I can take the avg() of a list (or other iterable) of integers, and
get back a number. Do I need to rewrite this function to handle my
divisible_string? Or do I need to have divisible_string subclass some
"averageable" class/interface in order to permit them to be used
inside a list that has an avg() method?

lst=avg(map(divisible_string,("asdf","qwer","a","z","f","qqqqq","asdfasdfasdf")))

How do you solve the puzzle, Rick?

ChrisA

 

[Ian Kelly]

The sum builtin works happily on any sequence of objects
that can be added together. It works as an excellent
flatten() method:

nested_list = [["q"], ["w","e"], ["r","t","u"], ["i","o","p"]]
sum(nested_list,[])

['q', 'w', 'e', 'r', 't', 'u', 'i', 'o', 'p']

nested_list

[['q'], ['w', 'e'], ['r', 't', 'u'], ['i', 'o', 'p']]

What the hell? Oh yeah, you must be using pike again. No, if it were pike the list would look like this:

({({"q"}), ({"w","e"}), ({"r","t","u"}), ({"i","o","p"})})

Of course you'd have to declare it first using an /expanded/ Java syntax:

nested_list = array(array(string))

Folks, i couldn't make this stuff up if i wanted to. Go read for yourself if want a few laughs.
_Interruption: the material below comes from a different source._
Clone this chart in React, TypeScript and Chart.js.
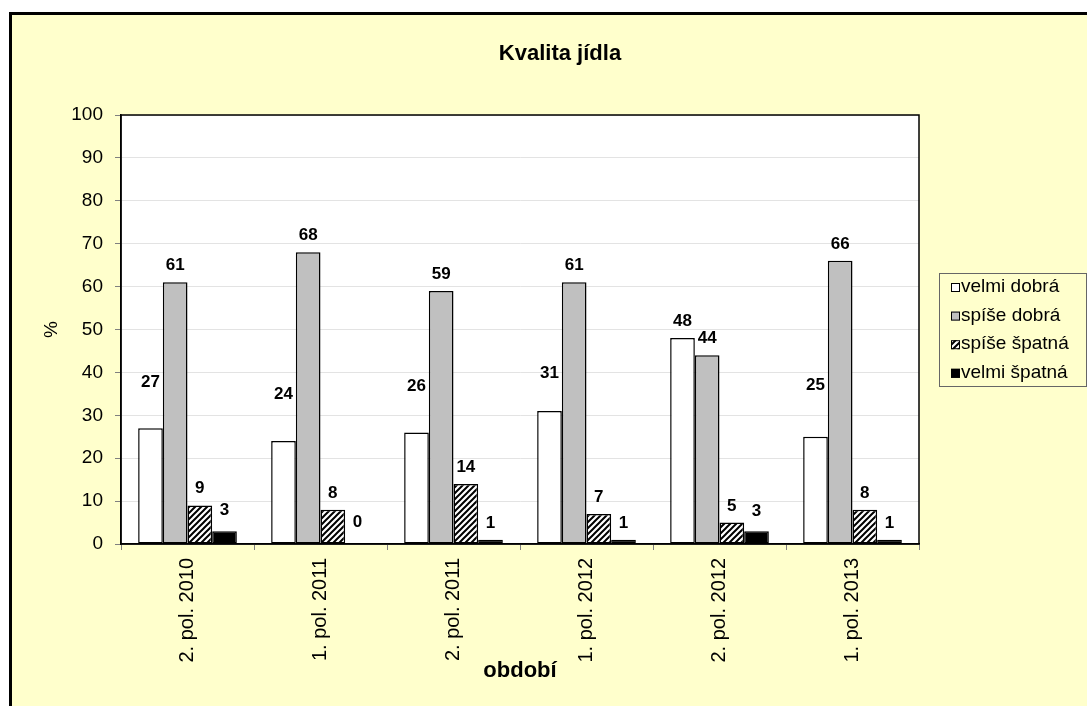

Classic ad hominem. Try to make your opponent look bad by making fun
of them on a completely unrelated topic, and then hope that nobody
notices that you entirely ignored the substance of their argument.
Sorry, it didn't work.

You didn't even do a good job of it. Yes, Pike uses two characters
instead of one to wrap array literals. Big friggin' whoop. On the
minus side, it's a little more typing. On the plus side, they stand
out better, and you don't have the [] characters doing double duty
denoting list literals and indexing alike. Yes, Pike writes **string
as the more readable array(array(string)) -- although if my memory
serves correctly the former is also legal syntax. Again, nobody
cares. And by the by, Pike is a descendant of C, not Java. Its
predecessor LPC predates Java by about 6 years. If you're going to
start lambasting others' preferred programming languages in an effort
to make yourself look good, you can at least get your facts straight.